You: In my GraphQL connection, list the available entities, show me the schema of orders, then find any orders where total is null and tell me what they have in common.

Claude runs list_entities to discover the views, get_schema on orders to confirm the fields and types, then query_rows to pull the offending records - and reasons over the result to spot the pattern (for example, all of them missing a related payment node).

oData - Business Central

Microsoft Dynamics 365 Business Central exposes its data as an oData V4 service, which DbGate Central treats like an ordinary set of tables. That makes ERP data - customers, invoices, ledger entries - queryable in plain language.

You: In my Business Central connection, find the sales invoices for customer “Contoso” from last month, and total their amounts.
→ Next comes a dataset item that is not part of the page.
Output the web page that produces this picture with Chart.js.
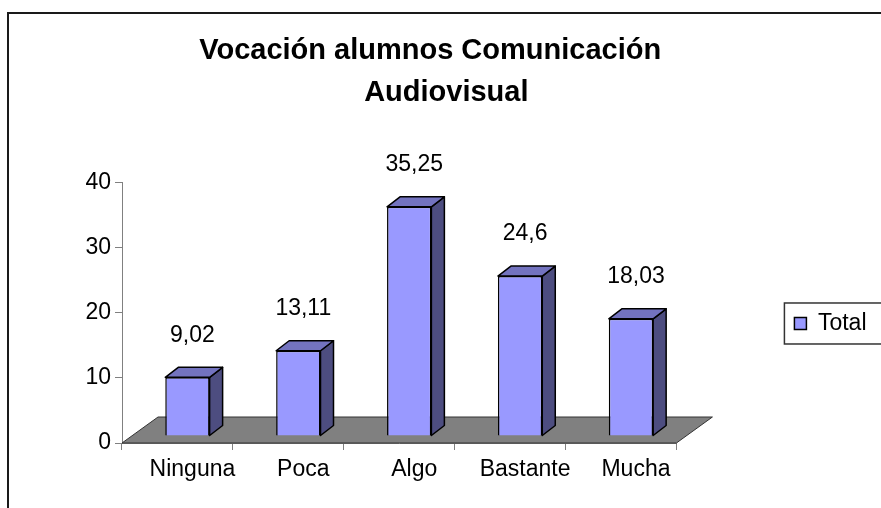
<!DOCTYPE html>
<html>
<head>
<meta charset="utf-8">
<title>Vocación alumnos Comunicación Audiovisual</title>
<script src="https://cdn.jsdelivr.net/npm/chart.js@4.4.1/dist/chart.umd.min.js"></script>
<style>
  html, body { margin: 0; padding: 0; background: #fff; }
  canvas { display: block; }
</style>
</head>
<body>
<canvas id="chart" width="881" height="508"></canvas>
<script>
// Datos
const categories = ['Ninguna', 'Poca', 'Algo', 'Bastante', 'Mucha'];
const totals = [9.02, 13.11, 35.25, 24.6, 18.03];
const yTicks = [0, 10, 20, 30, 40];
const seriesName = 'Total';
const titleLines = ['Vocación alumnos Comunicación\u00a0\u00a0', '\u00a0\u00a0Audiovisual'];

// Colores del efecto 3D
const FRONT = '#9999ff';
const TOP = '#7373bf';
const SIDE = '#4d4d80';
const FLOOR = '#808080';

// Geometría 3D (px)
const FLOOR_DEPTH = { dx: 36, dy: -26 };
const BAR_SHIFT = { dx: 10, dy: -7 };
const BAR_DEPTH = { dx: 13, dy: -10 };

Chart.defaults.font.family = "'Liberation Sans', Arial, sans-serif";
Chart.defaults.color = '#000';

const fmt = v => String(v).replace('.', ',');

function poly(ctx, pts, fill, stroke, lw) {
  ctx.beginPath();
  ctx.moveTo(pts[0][0], pts[0][1]);
  for (let i = 1; i < pts.length; i++) ctx.lineTo(pts[i][0], pts[i][1]);
  ctx.closePath();
  ctx.fillStyle = fill;
  ctx.fill();
  ctx.lineWidth = lw;
  ctx.strokeStyle = stroke;
  ctx.stroke();
}

/* ===============================
   Plugin: marco, suelo y caras 3D
=============================== */
const bars3d = {
  id: 'bars3d',
  afterLayout(chart) {
    // bajar un poco la leyenda
    chart.legend.top += 10.5;
    chart.legend.bottom += 10.5;
  },
  beforeDraw(chart) {
    const ctx = chart.ctx;
    ctx.save();
    // marco exterior
    ctx.strokeStyle = '#1a1a1a';
    ctx.lineWidth = 2;
    ctx.strokeRect(8, 13, 1000, 1000);
    // marco de la leyenda
    const hb = chart.legend.legendHitBoxes?.[0];
    if (hb) {
      const cy = hb.top + hb.height / 2;
      ctx.strokeStyle = '#333';
      ctx.lineWidth = 1.5;
      ctx.strokeRect(hb.left - 10, cy - 20.5, 200, 41);
    }
    ctx.restore();
  },
  beforeDatasetsDraw(chart) {
    const ctx = chart.ctx;
    const { left, right } = chart.scales.x;
    const b = chart.scales.y.getPixelForValue(0);
    ctx.save();
    poly(ctx, [
      [left, b], [right, b],
      [right + FLOOR_DEPTH.dx, b + FLOOR_DEPTH.dy],
      [left + FLOOR_DEPTH.dx, b + FLOOR_DEPTH.dy]
    ], FLOOR, '#333', 1);
    ctx.restore();

    ctx.save();
    ctx.translate(BAR_SHIFT.dx, BAR_SHIFT.dy);
  },
  afterDatasetsDraw(chart) {
    const ctx = chart.ctx;
    const meta = chart.getDatasetMeta(0);
    ctx.lineJoin = 'round';
    meta.data.forEach(bar => {
      const { x, y, base, width } = bar.getProps(['x', 'y', 'base', 'width'], true);
      const l = x - width / 2, r = x + width / 2;
      // cara lateral
      poly(ctx, [
        [r, y], [r + BAR_DEPTH.dx, y + BAR_DEPTH.dy],
        [r + BAR_DEPTH.dx, base + BAR_DEPTH.dy], [r, base]
      ], SIDE, '#000', 1.5);
      // cara superior
      poly(ctx, [
        [l, y], [l + BAR_DEPTH.dx, y + BAR_DEPTH.dy],
        [r + BAR_DEPTH.dx, y + BAR_DEPTH.dy], [r, y]
      ], TOP, '#000', 1.5);
    });
    ctx.restore();

    // etiquetas de valor
    ctx.save();
    ctx.font = "23px 'Liberation Sans', Arial, sans-serif";
    ctx.fillStyle = '#000';
    ctx.textAlign = 'center';
    ctx.textBaseline = 'middle';
    meta.data.forEach((bar, i) => {
      ctx.fillText(fmt(totals[i]), bar.x + 15, bar.y - 49);
    });
    ctx.restore();
  }
};

new Chart(document.getElementById('chart'), {
  type: 'bar',
  data: {
    labels: categories,
    datasets: [{
      label: seriesName,
      data: totals,
      backgroundColor: FRONT,
      borderColor: '#000',
      borderWidth: 1.5,
      barPercentage: 0.4,
      categoryPercentage: 1,
      clip: false
    }]
  },
  options: {
    responsive: false,
    animation: false,
    layout: { padding: { left: 0, right: 4.5, top: 0, bottom: 0 } },
    plugins: {
      title: {
        display: true,
        text: titleLines,
        color: '#000',
        font: { size: 29, weight: 'bold', lineHeight: 1.448 },
        padding: { top: 30, bottom: 69 }
      },
      legend: {
        position: 'right',
        fullSize: false,
        labels: {
          boxWidth: 12,
          boxHeight: 12,
          padding: 118,
          color: '#000',
          font: { size: 23 }
        }
      },
      tooltip: { enabled: false }
    },
    scales: {
      x: {
        grid: { drawOnChartArea: false, color: '#808080', tickLength: 7, offset: true },
        border: { color: '#808080' },
        ticks: { font: { size: 23 }, color: '#000', padding: 6, labelOffset: 15, maxRotation: 0, autoSkip: false },
        afterFit: s => { s.height = 65; }
      },
      y: {
        min: 0,
        max: 40,
        afterBuildTicks: s => { s.ticks = yTicks.map(v => ({ value: v })); },
        grid: { drawOnChartArea: false, color: '#808080', tickLength: 7 },
        border: { color: '#808080' },
        ticks: { font: { size: 23 }, color: '#000', padding: 4 },
        afterFit: s => { s.width = 122; }
      }
    }
  },
  plugins: [bars3d]
});
</script>
</body>
</html>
Claude uses query_rows, translating your request into the oData query options behind the scenes - $filter to narrow to the customer and date range, $select to pick the columns, and $top/$skip to page - then sums the results for you.

Shopify

For a Shopify store, DbGate Central connects through the Shopify Admin API and exposes products, orders, customers, metafields and more.

You: Find order #1043 and tell me why its fulfillment is stuck.
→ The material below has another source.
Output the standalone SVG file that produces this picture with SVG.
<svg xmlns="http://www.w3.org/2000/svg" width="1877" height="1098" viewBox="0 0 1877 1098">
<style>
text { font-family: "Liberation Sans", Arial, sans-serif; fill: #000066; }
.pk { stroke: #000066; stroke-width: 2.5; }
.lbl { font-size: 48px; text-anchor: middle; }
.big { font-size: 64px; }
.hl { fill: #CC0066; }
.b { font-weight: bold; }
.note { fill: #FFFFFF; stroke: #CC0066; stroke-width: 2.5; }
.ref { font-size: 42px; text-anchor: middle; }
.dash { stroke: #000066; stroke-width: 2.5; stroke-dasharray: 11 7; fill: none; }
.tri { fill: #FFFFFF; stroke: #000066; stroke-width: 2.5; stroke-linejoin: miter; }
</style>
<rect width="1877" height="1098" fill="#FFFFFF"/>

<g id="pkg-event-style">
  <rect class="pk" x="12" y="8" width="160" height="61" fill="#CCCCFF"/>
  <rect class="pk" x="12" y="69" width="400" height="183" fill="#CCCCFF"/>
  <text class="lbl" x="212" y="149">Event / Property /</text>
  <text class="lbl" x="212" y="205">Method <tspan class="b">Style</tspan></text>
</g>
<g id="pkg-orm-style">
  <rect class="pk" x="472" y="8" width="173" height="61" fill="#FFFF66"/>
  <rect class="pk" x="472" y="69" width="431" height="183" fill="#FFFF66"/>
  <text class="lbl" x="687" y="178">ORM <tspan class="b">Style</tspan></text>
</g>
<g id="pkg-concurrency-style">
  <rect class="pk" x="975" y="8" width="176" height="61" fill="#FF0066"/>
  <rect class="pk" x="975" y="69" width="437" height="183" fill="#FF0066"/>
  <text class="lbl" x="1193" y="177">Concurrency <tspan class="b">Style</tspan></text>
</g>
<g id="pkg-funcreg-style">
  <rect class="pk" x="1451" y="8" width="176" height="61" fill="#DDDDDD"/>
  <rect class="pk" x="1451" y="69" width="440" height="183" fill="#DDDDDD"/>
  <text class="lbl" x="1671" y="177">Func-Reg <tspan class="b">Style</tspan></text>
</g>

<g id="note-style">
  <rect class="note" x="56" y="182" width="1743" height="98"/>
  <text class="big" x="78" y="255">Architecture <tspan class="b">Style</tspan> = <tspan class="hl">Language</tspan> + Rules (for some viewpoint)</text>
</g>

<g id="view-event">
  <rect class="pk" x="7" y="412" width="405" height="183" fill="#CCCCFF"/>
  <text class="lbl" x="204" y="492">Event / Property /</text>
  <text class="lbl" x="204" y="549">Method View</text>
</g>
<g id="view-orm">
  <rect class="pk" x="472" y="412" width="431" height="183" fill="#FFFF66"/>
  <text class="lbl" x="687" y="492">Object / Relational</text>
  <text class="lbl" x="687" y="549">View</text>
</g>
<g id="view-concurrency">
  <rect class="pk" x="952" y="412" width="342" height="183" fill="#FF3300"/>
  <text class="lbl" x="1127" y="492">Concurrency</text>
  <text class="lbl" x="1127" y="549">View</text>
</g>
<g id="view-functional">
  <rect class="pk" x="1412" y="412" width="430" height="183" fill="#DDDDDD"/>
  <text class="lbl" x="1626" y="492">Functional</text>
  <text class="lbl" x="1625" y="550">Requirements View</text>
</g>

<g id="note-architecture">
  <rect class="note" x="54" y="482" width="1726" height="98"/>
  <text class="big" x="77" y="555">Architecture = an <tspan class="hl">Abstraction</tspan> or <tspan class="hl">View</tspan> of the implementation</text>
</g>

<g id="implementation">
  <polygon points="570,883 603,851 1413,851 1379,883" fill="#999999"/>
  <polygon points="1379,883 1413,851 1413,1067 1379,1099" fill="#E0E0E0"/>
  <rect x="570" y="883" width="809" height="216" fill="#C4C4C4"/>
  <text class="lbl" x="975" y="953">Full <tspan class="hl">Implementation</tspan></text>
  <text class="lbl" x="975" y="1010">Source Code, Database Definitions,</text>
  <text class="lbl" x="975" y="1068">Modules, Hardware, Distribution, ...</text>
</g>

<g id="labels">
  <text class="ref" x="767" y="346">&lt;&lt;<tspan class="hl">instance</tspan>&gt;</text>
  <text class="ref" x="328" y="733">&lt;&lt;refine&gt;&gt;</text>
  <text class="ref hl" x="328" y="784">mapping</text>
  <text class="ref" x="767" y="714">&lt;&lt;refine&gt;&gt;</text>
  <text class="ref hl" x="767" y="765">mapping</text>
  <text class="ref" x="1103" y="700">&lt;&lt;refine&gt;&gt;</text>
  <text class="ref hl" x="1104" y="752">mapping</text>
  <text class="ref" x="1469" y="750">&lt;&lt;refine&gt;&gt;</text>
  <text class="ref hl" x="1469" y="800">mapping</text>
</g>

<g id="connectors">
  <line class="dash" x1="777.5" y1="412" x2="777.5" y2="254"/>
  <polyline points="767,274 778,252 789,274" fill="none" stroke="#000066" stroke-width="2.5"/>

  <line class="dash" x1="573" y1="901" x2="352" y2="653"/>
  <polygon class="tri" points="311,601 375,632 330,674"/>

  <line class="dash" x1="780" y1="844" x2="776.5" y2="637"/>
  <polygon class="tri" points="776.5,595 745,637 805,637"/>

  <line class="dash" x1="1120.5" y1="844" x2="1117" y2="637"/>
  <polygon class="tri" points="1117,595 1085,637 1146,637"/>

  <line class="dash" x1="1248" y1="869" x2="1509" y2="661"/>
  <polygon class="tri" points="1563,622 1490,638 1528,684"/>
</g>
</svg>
Claude runs query_rows against your Shopify connection to locate the order and inspect its fulfillment and line-item status.

If - and only if - you granted Writable access, Claude can also make the fix:

You: Add the tag needs-review to that order.

Claude uses update_rows, which is available for Shopify only and requires Writable access. It finds the record by a match target and value, then applies your update. On Read-only connections this tool simply isn’t available, so an agent can never change data you didn’t intend to expose.

You stay in control

The MCP server is built so that sharing your workspace with an AI assistant never means giving up control:

  • Nothing is shared by default - every connection starts at No access.
  • Per-connection grants - you decide exactly which connections are Read-only vs Writable, per MCP profile.
  • Writes are opt-in and narrow - update_rows exists only for Shopify and only with Writable access.
  • Secure by design - authentication uses OAuth 2.1 with PKCE, and client secrets are encrypted at rest.
  • Never more than you - the agent uses the same engine as the grid, so it sees exactly the data and capabilities you do.

Conclusion

With a DbGate Central MCP profile and a custom connector in claude.ai, Claude becomes a hands-on debugging partner for your GraphQL, Business Central (oData) and Shopify APIs - inspecting schemas, running queries and, where you allow it, applying fixes. Set it up once, grant only what you need, and start asking questions instead of writing them.